[discuss] Some more legal tangles for ICANN

Michel S. Gauthier mg at telepresse.com
Sun Jun 29 04:06:34 UTC 2014


At 12:42 27/06/2014, Nick Ashton-Hart wrote:
>ICANN has no jurisdiction over .IR, hence all the rest of the point 
>you are making, irrespective of its merits otherwise, is irrelevant 
>in this case.

You just confirm that ICANN has no jurisdiction over TLDs. This 
sounds as "period!". So, why does it behave as it had?

ICANN has only signed contracts with some entities to maintain the 
zone metadata of the name they chose in their "IN" ICANN/NTIA VGN 
root; that most still use as a default referent because they also 
list the ISO 3166-1 codes and their ccTLD nameservers IPs.

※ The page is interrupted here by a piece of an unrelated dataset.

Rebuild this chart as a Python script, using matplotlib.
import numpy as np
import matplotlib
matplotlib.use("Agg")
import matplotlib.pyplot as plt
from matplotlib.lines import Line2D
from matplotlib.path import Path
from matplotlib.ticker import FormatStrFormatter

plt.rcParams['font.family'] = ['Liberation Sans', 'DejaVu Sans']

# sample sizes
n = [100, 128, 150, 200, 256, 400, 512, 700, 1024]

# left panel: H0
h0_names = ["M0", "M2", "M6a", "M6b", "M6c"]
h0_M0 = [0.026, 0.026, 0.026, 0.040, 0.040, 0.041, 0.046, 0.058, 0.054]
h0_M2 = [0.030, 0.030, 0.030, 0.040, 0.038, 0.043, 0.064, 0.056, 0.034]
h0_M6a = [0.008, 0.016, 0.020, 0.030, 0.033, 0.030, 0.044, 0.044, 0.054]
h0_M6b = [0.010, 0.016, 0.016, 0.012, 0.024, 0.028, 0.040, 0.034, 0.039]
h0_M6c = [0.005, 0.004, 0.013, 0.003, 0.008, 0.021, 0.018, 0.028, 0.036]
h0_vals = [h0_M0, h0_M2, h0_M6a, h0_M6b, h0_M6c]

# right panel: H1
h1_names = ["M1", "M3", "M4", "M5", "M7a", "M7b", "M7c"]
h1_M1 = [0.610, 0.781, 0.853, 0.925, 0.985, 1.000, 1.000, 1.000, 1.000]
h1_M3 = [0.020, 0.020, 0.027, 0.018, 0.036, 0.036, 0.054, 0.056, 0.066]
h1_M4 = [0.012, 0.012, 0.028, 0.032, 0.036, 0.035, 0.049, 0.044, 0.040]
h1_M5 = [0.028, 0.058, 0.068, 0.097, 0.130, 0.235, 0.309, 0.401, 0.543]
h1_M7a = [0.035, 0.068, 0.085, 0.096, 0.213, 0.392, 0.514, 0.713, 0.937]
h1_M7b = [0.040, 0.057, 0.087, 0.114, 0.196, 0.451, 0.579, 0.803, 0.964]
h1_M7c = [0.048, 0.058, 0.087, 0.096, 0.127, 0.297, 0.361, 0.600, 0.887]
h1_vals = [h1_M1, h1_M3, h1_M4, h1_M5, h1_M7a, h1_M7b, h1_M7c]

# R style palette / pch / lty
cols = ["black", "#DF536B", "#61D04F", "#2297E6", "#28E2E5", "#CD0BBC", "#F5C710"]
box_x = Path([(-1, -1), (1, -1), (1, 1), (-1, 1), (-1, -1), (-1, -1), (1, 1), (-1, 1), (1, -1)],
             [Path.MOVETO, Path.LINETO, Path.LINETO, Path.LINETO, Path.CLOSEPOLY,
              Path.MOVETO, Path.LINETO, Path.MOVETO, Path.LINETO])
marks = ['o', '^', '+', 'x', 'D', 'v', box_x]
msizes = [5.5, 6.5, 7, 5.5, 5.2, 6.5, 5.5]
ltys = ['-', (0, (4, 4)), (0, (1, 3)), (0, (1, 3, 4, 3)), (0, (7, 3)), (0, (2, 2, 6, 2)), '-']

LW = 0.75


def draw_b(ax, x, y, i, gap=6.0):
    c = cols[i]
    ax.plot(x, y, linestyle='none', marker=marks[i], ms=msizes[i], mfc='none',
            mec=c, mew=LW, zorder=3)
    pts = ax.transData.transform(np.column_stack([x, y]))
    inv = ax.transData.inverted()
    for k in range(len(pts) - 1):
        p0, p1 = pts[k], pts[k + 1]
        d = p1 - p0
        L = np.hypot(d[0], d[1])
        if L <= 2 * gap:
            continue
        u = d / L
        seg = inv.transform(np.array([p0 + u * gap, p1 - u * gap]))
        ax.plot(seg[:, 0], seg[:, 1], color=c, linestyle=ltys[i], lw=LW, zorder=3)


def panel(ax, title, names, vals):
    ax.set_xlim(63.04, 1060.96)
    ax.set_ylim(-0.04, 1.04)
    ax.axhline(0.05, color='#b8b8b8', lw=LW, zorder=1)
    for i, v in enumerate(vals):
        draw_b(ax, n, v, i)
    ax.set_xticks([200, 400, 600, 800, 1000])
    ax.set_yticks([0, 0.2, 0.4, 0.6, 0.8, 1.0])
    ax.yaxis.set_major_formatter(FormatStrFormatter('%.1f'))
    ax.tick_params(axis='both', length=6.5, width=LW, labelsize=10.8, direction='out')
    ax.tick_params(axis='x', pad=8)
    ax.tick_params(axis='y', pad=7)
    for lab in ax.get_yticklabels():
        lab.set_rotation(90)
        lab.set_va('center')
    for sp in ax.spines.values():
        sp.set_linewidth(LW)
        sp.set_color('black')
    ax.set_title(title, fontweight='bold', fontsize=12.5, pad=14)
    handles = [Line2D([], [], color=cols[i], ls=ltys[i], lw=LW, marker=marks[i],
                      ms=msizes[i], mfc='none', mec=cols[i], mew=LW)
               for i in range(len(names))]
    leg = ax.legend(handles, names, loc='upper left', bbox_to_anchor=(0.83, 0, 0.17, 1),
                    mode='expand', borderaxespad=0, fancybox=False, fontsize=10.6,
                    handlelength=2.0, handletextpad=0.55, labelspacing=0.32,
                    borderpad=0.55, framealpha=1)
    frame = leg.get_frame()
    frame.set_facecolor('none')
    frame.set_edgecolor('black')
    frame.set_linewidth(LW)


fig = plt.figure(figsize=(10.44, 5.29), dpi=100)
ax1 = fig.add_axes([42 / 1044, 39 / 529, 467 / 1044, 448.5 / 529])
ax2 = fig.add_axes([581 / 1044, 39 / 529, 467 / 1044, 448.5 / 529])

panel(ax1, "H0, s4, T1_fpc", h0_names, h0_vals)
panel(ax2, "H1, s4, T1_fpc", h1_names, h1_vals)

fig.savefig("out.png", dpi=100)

Incertitude about the legal vulnerability of this ccTLD listing to US 
Judges, calls for a contingency plan. There can be several of them. 
Two seem pretty simple to implement.

1. an ITU "UN" sponsored Class list that could be implemented by 
several ITU Member Root Server System.
2. a grassroots "IU" (inter-user) list that people could use as 
HomeRoots.Probably supported by he WIPO.

>On 27 Jun 2014, at 12:38, parminder 
><<mailto:parminder at itforchange.net>parminder at itforchange.net> wrote:
>
>>The basic issue is that the US courts, at all levels, from the 
>>lowest onwards, have full jurisdiction over ICANN - its activities, 
>>assets, relationships, finances and so on. This is of course quite 
>>evident without having to go through the papers of this case,

No one can be sure that a Sheriff will not oblige Verisign to 
implement an US ".ir" (or any other country) like ICE does for non-US 
hosted domain names.

The problem is that business' first demand is stability, surety.